Due to the lockdown impact in Europe, imports of cheap french fries to New Zealand is causing prices to dip and challenge local growers and makers of french fries. The news reports are found here and here.
I was surprised to find a website called Potato News Today which traces the potato industry. It reported thus:
Globally, the disruption of supply chains, and particularly sales to hospitality, by virtue of COVID-19 restrictions has led to the complete collapse of potato prices in major production centres, in particular the European Union (EU).
This will shortly lead to extraordinary price reductions in frozen potato chips from the EU. It’s expected that a similar collapse will be seen in other parts of the northern hemisphere, in particular in North America. The EU currently have approximately 2.6 million tonnes surplus frozen fries.
If urgent steps are not put in place to prevent it, New Zealand is likely to be swamped by imports of frozen potato chips at those extraordinary prices.
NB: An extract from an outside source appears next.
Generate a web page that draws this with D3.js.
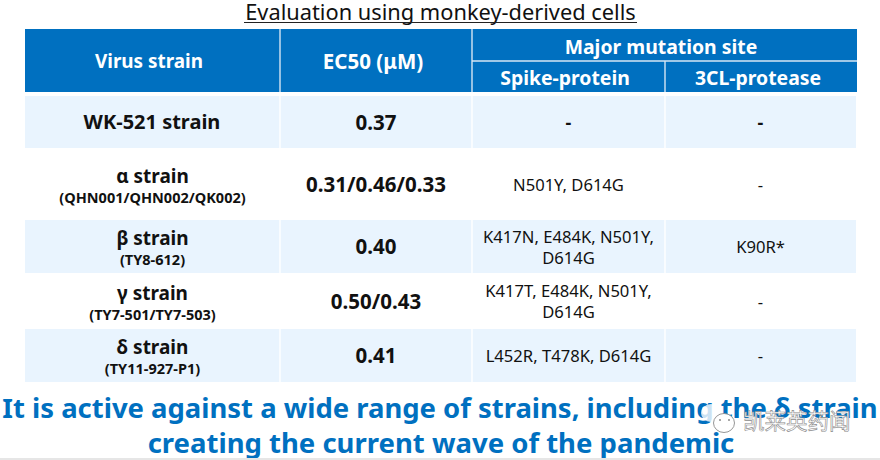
<!DOCTYPE html>
<html>
<head>
<meta charset="utf-8">
<script src="https://cdn.jsdelivr.net/npm/d3@7"></script>
<style>
  html, body { margin: 0; padding: 0; background: #fff; }
  text { font-family: "Noto Sans", "Open Sans", sans-serif; }
</style>
</head>
<body>
<svg id="chart"></svg>
<script>
// table contents
const strains = ["WK-521 strain", "α strain", "β strain", "γ strain", "δ strain"];
const isolates = ["", "(QHN001/QHN002/QK002)", "(TY8-612)", "(TY7-501/TY7-503)", "(TY11-927-P1)"];
const ec50 = ["0.37", "0.31/0.46/0.33", "0.40", "0.50/0.43", "0.41"];
const spike = [["-"], ["N501Y, D614G"], ["K417N, E484K, N501Y,", "D614G"], ["K417T, E484K, N501Y,", "D614G"], ["L452R, T478K, D614G"]];
const protease = ["-", "-", "K90R*", "-", "-"];

const title = "Evaluation using monkey-derived cells";
const footer = ["It is active against a wide range of strains, including the δ strain", "creating the current wave of the pandemic"];

// dimensions
const width = 880, height = 460;
const colEdges = [25, 280, 472, 665, 856];
const rowEdges = [96, 148, 220, 273, 329, 382];
const headTop = 29, headMid = 61, headBottom = 92;
const blue = "#0070c0", pale = "#e9f4fe";

const svg = d3.select("#chart").attr("width", width).attr("height", height)
  .style("display", "block");

// d3 scales, index to cell edge
const x = d3.scaleOrdinal().domain(d3.range(colEdges.length)).range(colEdges);
const y = d3.scaleOrdinal().domain(d3.range(rowEdges.length)).range(rowEdges);
const midX = i => (x(i) + x(i + 1)) / 2;
const midY = i => (y(i) + y(i + 1)) / 2;

function label(cx, cy, str, size, weight, fill) {
  return svg.append("text")
    .attr("x", cx).attr("y", cy)
    .attr("text-anchor", "middle")
    .attr("dominant-baseline", "central")
    .attr("font-size", size)
    .attr("font-weight", weight)
    .attr("fill", fill)
    .text(str);
}

// title
label(440.5, 11.5, title, 21.8, 400, "#111");
svg.append("line").attr("x1", 244).attr("x2", 637).attr("y1", 22.5).attr("y2", 22.5)
  .attr("stroke", "#222").attr("stroke-width", 1.2);

// header
svg.append("rect").attr("x", x(0)).attr("y", headTop)
  .attr("width", x(4) - x(0) + 1).attr("height", headBottom - headTop).attr("fill", blue);
[[x(1), headTop, x(1), headBottom], [x(2), headTop, x(2), headBottom],
 [x(2), headMid, x(4) + 1, headMid], [x(3), headMid, x(3), headBottom]].forEach(d => {
  svg.append("line").attr("x1", d[0]).attr("y1", d[1]).attr("x2", d[2]).attr("y2", d[3])
    .attr("stroke", "#d6e6f4").attr("stroke-width", 1.4);
});
const headY = (headTop + headBottom) / 2;
label(midX(0) - 3.5, headY + 0.5, "Virus strain", 18.9, 700, "#fff");
label(midX(1) - 3, headY, "EC50 (μM)", 20.5, 700, "#fff");
label((x(2) + x(4)) / 2 - 3, 46, "Major mutation site", 19.4, 700, "#fff");
label(midX(2) - 3.5, 77.5, "Spike-protein", 19.4, 700, "#fff");
label(midX(3) - 2.5, 77.5, "3CL-protease", 19.4, 700, "#fff");

// row bands
svg.append("g").selectAll("rect")
  .data(d3.range(strains.length).filter(i => i % 2 === 0))
  .join("rect")
  .attr("x", x(0)).attr("y", i => y(i))
  .attr("width", x(4) - x(0)).attr("height", i => y(i + 1) - y(i))
  .attr("fill", pale);

// white column gaps over the bands
svg.append("g").selectAll("line")
  .data([x(1), x(2), x(3)])
  .join("line")
  .attr("x1", d => d).attr("x2", d => d)
  .attr("y1", y(0)).attr("y2", y(5))
  .attr("stroke", "#fff").attr("stroke-width", 1.4);

// cells
strains.forEach((s, i) => {
  const cy = midY(i);
  if (isolates[i]) {
    label(midX(0), cy - 8.5, s, 19, 700, "#111");
    label(midX(0), cy + 12.5, isolates[i], 14.5, 700, "#111");
  } else {
    label(midX(0) - 0.5, cy - 1, s, 20, 700, "#111");
  }
  label(midX(1), cy - 0.5, ec50[i], 20.5, 700, "#111");

  const bold = i === 0;
  spike[i].forEach((line, k) => {
    label(midX(2), cy + (k - (spike[i].length - 1) / 2) * 21, line,
      bold ? 18 : 16.6, bold ? 700 : 400, "#111");
  });
  label(midX(3), cy, protease[i], bold ? 18 : 16.6, bold ? 700 : 400, "#111");
});

// footer
label(440, 407, footer[0], 27.45, 700, blue);
label(441, 442, footer[1], 27.5, 700, blue);

// watermark
const mark = svg.append("g").attr("fill", "#fff").attr("stroke", "#8a8a8a").attr("stroke-width", 0.9);
mark.append("ellipse").attr("cx", 711).attr("cy", 413).attr("rx", 10).attr("ry", 9)
  .attr("stroke", "none").attr("opacity", 0.8);
mark.append("ellipse").attr("cx", 724).attr("cy", 423).attr("rx", 10.5).attr("ry", 9.5);
mark.append("circle").attr("cx", 720).attr("cy", 420).attr("r", 1).attr("fill", "#8a8a8a").attr("stroke", "none");
mark.append("circle").attr("cx", 729).attr("cy", 420).attr("r", 1).attr("fill", "#8a8a8a").attr("stroke", "none");
svg.append("text").attr("x", 743).attr("y", 429)
  .style("font-family", '"Noto Sans CJK SC", sans-serif')
  .attr("font-size", 21.5)
  .attr("fill", "#fff").attr("stroke", "#8a8a8a").attr("stroke-width", 0.6)
  .text("凯莱英药闻");

// bottom edge of the screenshot
svg.append("rect").attr("x", 0).attr("y", 458).attr("width", width).attr("height", 2).attr("fill", "#e6e6e6");
</script>
</body>
</html>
That, together with the existing impact of the current pandemic will in turn cause the New Zealand potato-growing and potato-processing industries to suffer severe and prolonged damage.Familiar points when domestic industry is hit by a surge of imports. The multilateral trade rules do provide for possible action - raising applied tariffs if within bound rates, imposing anti-dumping duties or taking safeguard measures.
However, is the surge of imports a manifestation of the market or a deliberate attempt to off load cheap french fries in the Kiwi market? How do losers in this episode react - do they believe in the virtues of a free trading system based on comparative advantages? Is the fall in prices due to the market, an interplay of demand and supply, or a deliberate attempt to undercut competition?